Kidd had been named the top goalie in Canadian junior hockey and had won a gold medal with Team Canada in the world junior tournament. Everyone agreed he was the top goalie available, and as an added bonus he was a Western kid who’d be welcomed with open arms in Calgary.
There was one problem: The Flames held the 20th pick, and Kidd would be gone by then. So they went looking for a trade partner, and found one in the New Jersey Devils, who owned the 11th pick. The Flames traded the 20th pick and a pair of second-rounders (24th and 29th) to the Devils for the 11th pick and a second-rounder (32nd), and Kidd became Flames property.
The Devils, as it turns out, also needed a goalie — or at least were willing to draft one if they felt he was the best player available. And that’s exactly what happened at the no. 20 spot, as the Devils used the Flames’ pick to take the draft’s second-best goalie prospect: Martin Brodeur.
Let’s just say this one is still a bit of a sore spot with Flames fans.
The One Time the Flyers Had Too Many Goalies
We looked at the trade value of a goaltender a few weeks back, and found that it’s typically not all that high. But back in 1989, one team was willing to make an exception. That would be the Philadelphia Flyers, who were willing to give up not one but two first-round draft picks to acquire a goalie. A backup goalie, actually. From one of the worst teams in the league.
Ken Wregget was a fairly typical Toronto Maple Leafs goaltender in the mid-’80s, which is to say he was young, marginally talented, and typically left to fend for himself behind a comically inept defense. The 1988-89 season was his fifth in Toronto, and he’d yet to put up a save percentage better than .875 and only had a GAA under 4.00 once. Even during the offensive explosion of the 1980s, those were below-average numbers, and Wregget had even led the league in losses in both 1986-87 and 1987-88.
He wasn’t a bad goalie — remember, the Leafs were an awful team. He just wasn’t exactly the sort of guy you’d sell the farm for.
And that was especially true if you already had a star in the crease, which the Flyers did. Ron Hextall was only in his third season, but had already been an All-Star in 1988, and had won both the Vezina and Conn Smythe in 1987. And he was durable, starting 60-plus games in each of those first three seasons.

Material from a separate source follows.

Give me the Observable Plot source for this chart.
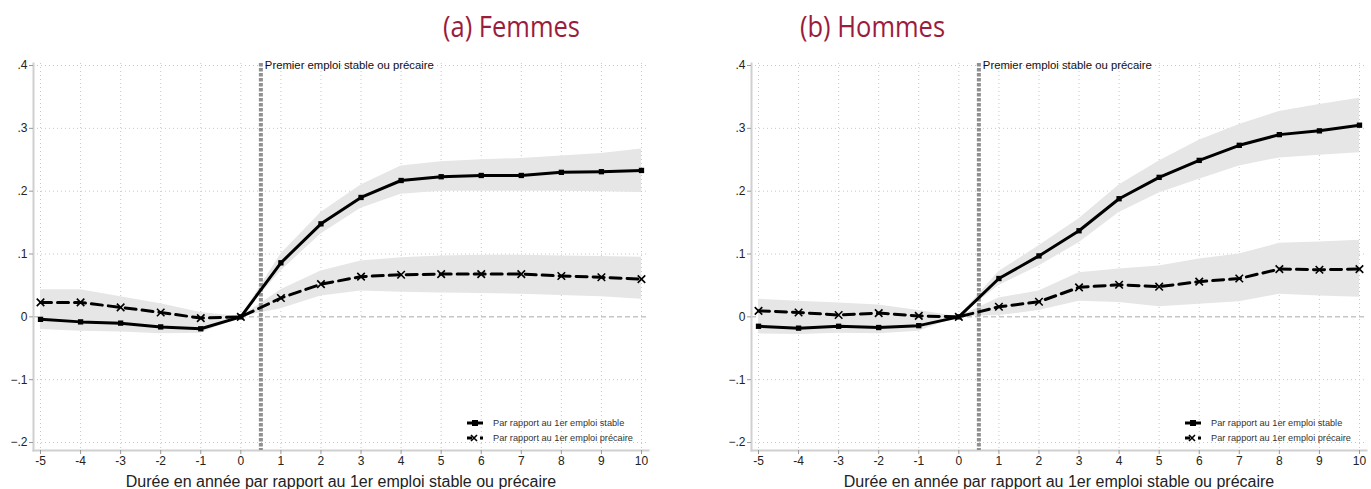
<!DOCTYPE html>
<html><head><meta charset="utf-8">
<script src="https://cdn.jsdelivr.net/npm/d3@7"></script>
<script src="https://cdn.jsdelivr.net/npm/@observablehq/plot@0.6"></script>
<style>
body{margin:0;background:#fff;width:1371px;height:489px;overflow:hidden;position:relative;font-family:"Liberation Sans",Arial,sans-serif}
.panel{position:absolute;top:0}
.title{position:absolute;top:11px;font-family:"Open Sans",sans-serif;font-size:30px;line-height:30px;color:#9b1c3c;transform:scaleX(.85);transform-origin:left top;white-space:nowrap}
</style></head><body>
<div id="p1" class="panel" style="left:0"></div>
<div id="p2" class="panel" style="left:718px"></div>
<div class="title" id="t1" style="left:443px"></div>
<div class="title" id="t2" style="left:800px"></div>
<script>
const years = [-5,-4,-3,-2,-1,0,1,2,3,4,5,6,7,8,9,10];
const yTicks = [-0.2,-0.1,0,0.1,0.2,0.3,0.4];
const seriesLabels = ["Par rapport au 1er emploi stable","Par rapport au 1er emploi précaire"];
const xTitle = "Durée en année par rapport au 1er emploi stable ou précaire";
const vLineLabel = "Premier emploi stable ou précaire";
const panelTitles = ["(a) Femmes","(b) Hommes"];

// Femmes
const femStable   = [-0.004,-0.008,-0.010,-0.016,-0.019,0,0.086,0.148,0.190,0.217,0.223,0.225,0.225,0.230,0.231,0.233];
const femStableLo = [-0.020,-0.023,-0.024,-0.027,-0.026,0,0.073,0.132,0.173,0.195,0.200,0.200,0.200,0.200,0.199,0.198];
const femStableHi = [0.012,0.008,0.004,-0.004,-0.010,0,0.100,0.166,0.210,0.240,0.247,0.250,0.252,0.256,0.260,0.267];
const femPrec     = [0.023,0.023,0.015,0.007,-0.002,0,0.030,0.052,0.064,0.067,0.068,0.068,0.068,0.065,0.063,0.060];
const femPrecLo   = [0.004,0.004,0.000,-0.006,-0.010,0,0.013,0.033,0.041,0.039,0.038,0.037,0.036,0.034,0.032,0.028];
const femPrecHi   = [0.043,0.043,0.032,0.021,0.007,0,0.043,0.073,0.089,0.094,0.097,0.098,0.098,0.097,0.096,0.095];
// Hommes
const homStable   = [-0.015,-0.018,-0.015,-0.017,-0.014,0,0.061,0.097,0.137,0.188,0.222,0.249,0.273,0.290,0.296,0.305];
const homStableLo = [-0.027,-0.028,-0.026,-0.027,-0.023,0,0.050,0.081,0.118,0.166,0.197,0.219,0.240,0.253,0.257,0.261];
const homStableHi = [-0.003,-0.006,-0.004,-0.006,-0.005,0,0.072,0.113,0.156,0.210,0.248,0.281,0.306,0.327,0.338,0.348];
const homPrec     = [0.0095,0.007,0.003,0.006,0.0015,0,0.016,0.024,0.047,0.051,0.048,0.056,0.061,0.076,0.075,0.076];
const homPrecLo   = [-0.008,-0.008,-0.010,-0.008,-0.007,0,0.002,0.010,0.025,0.023,0.016,0.020,0.024,0.036,0.033,0.031];
const homPrecHi   = [0.028,0.025,0.022,0.019,0.010,0,0.030,0.041,0.070,0.076,0.081,0.092,0.100,0.117,0.119,0.122];

document.getElementById("t1").textContent = panelTitles[0];
document.getElementById("t2").textContent = panelTitles[1];

const yFmt = d => d === 0 ? "0" : d3.format(".1f")(d).replace("0.", ".");

function makePanel(el, S, SLo, SHi, P, PLo, PHi, width, marginRight) {
  const rows = years.map((x,i) => ({x, s:S[i], slo:SLo[i], shi:SHi[i], p:P[i], plo:PLo[i], phi:PHi[i]}));
  const plot = Plot.plot({
    width, height: 489,
    marginTop: 63, marginBottom: 39, marginLeft: 33, marginRight,
    x: {domain: [-5.175, 10.175]},
    y: {domain: [-0.2127, 0.4032]},
    style: {fontFamily: "Liberation Sans, Arial, sans-serif", fontSize: "12px", color: "#222", background: "#fff", overflow: "visible"},
    marks: [
      Plot.gridX(years, {stroke: "#c8c8c8", strokeOpacity: 1, strokeDasharray: "1,3"}),
      Plot.gridY(yTicks.filter(d => d !== 0), {stroke: "#c8c8c8", strokeOpacity: 1, strokeDasharray: "1,3"}),
      Plot.ruleY([0], {stroke: "#aaa", strokeDasharray: "5,3"}),
      Plot.areaY(rows, {x: "x", y1: "slo", y2: "shi", fill: "#e6e6e6"}),
      Plot.areaY(rows, {x: "x", y1: "plo", y2: "phi", fill: "#e6e6e6"}),
      Plot.frame({anchor: "left", stroke: "#d0d0d0", strokeWidth: 2}),
      Plot.frame({anchor: "bottom", stroke: "#d0d0d0", strokeWidth: 2}),
      Plot.ruleX([0.5], {stroke: "#909090", strokeWidth: 4, strokeDasharray: "3.5,1.5"}),
      Plot.text([vLineLabel], {x: 0.5, frameAnchor: "top", lineAnchor: "middle", textAnchor: "start", dx: 4, dy: 2, fontSize: 11.3, fill: "#111"}),
      Plot.axisX({ticks: years, tickSize: 4, tickPadding: 2, stroke: "#999", label: null, tickFormat: d => String(d)}),
      Plot.axisY({ticks: yTicks, tickSize: 4, tickPadding: 2, stroke: "#999", label: null, tickFormat: yFmt}),
      Plot.text([xTitle], {frameAnchor: "bottom", lineAnchor: "middle", dy: 31, fontSize: 16, fill: "#222"}),
      Plot.lineY(rows, {x: "x", y: "s", stroke: "black", strokeWidth: 3}),
      Plot.lineY(rows, {x: "x", y: "p", stroke: "black", strokeWidth: 3, strokeDasharray: "11,6"}),
      Plot.dot(rows, {x: "x", y: "s", symbol: "square", fill: "black", r: 3}),
      Plot.dot(rows, {x: "x", y: "p", symbol: "times", stroke: "black", r: 3.5, strokeWidth: 1.6})
    ]
  });
  // legend
  const svg = d3.select(plot);
  const g = svg.append("g").attr("text-anchor", "start");
  const rowsY = [423, 438];
  g.append("line").attr("x1", 467).attr("x2", 483).attr("y1", rowsY[0]).attr("y2", rowsY[0]).attr("stroke", "black").attr("stroke-width", 3);
  g.append("rect").attr("x", 472).attr("y", rowsY[0]-3).attr("width", 6).attr("height", 6).attr("fill", "black");
  g.append("line").attr("x1", 467).attr("x2", 472).attr("y1", rowsY[1]).attr("y2", rowsY[1]).attr("stroke", "black").attr("stroke-width", 3);
  g.append("path").attr("d", `M${474-3},${rowsY[1]-3}L${474+3},${rowsY[1]+3}M${474-3},${rowsY[1]+3}L${474+3},${rowsY[1]-3}`).attr("stroke", "black").attr("stroke-width", 1.6);
  g.append("rect").attr("x", 480).attr("y", rowsY[1]-1.5).attr("width", 3).attr("height", 3).attr("fill", "black");
  seriesLabels.forEach((t, i) => {
    g.append("text").attr("x", 493).attr("y", rowsY[i]).attr("dy", "0.35em").attr("text-anchor", "start").attr("font-size", 9.2).attr("fill", "#333").text(t);
  });
  document.getElementById(el).appendChild(plot);
}

makePanel("p1", femStable, femStableLo, femStableHi, femPrec, femPrecLo, femPrecHi, 685, 37);
makePanel("p2", homStable, homStableLo, homStableHi, homPrec, homPrecLo, homPrecHi, 653, 5);
</script>
</body></html>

And yet, at the 1989 trade deadline, the Flyers agreed to send a pair of first-round picks in that year’s draft (their own pick and one they’d previously acquired from the Flames) to Toronto in exchange for Wregget. That’s right, the Maple Leafs arguably got more for their part-time starter than the Canadiens would get for Patrick Roy or the Sabres would receive for Dominik Hasek. The NHL is a funny league.
Anyway, the trade didn’t make an iota of sense, so it goes without saying that it worked out brilliantly for Philadelphia.
Wregget only started three games for the Flyers over the rest of the regular season. But when an injured Hextall was a surprise scratch just minutes before Game 7 of the Patrick Division finals in Pittsburgh, Wregget got the call. He stood on his head in a 4-1 win, stopping 39 of 40 shots to eliminate the Penguins and send the Flyers to the conference finals (where they’d lose to the Canadiens in a series best remembered for Hextall doing this).
The following season, a contract holdout and groin injury kept Hextall out of the lineup for almost the entire season, and Wregget had the best season of his career as the full-time starter. He was eventually traded to the Penguins as part of the deal that landed the Flyers Mark Recchi, and Wregget won a Cup ring in 1992.
As for the Maple Leafs, they went into the 1989 draft with three first-rounders (the two from the Flyers, plus their own), and somehow wound up using all three on players from the same junior team: Scott Thornton, Rob Pearson, and Steve Bancroft. Those three combined for just 50 goals in 225 games as Maple Leafs, and were all out of the Toronto system by 1994, proving once and for all that there’s no situation so good that the Maple Leafs can’t screw it up.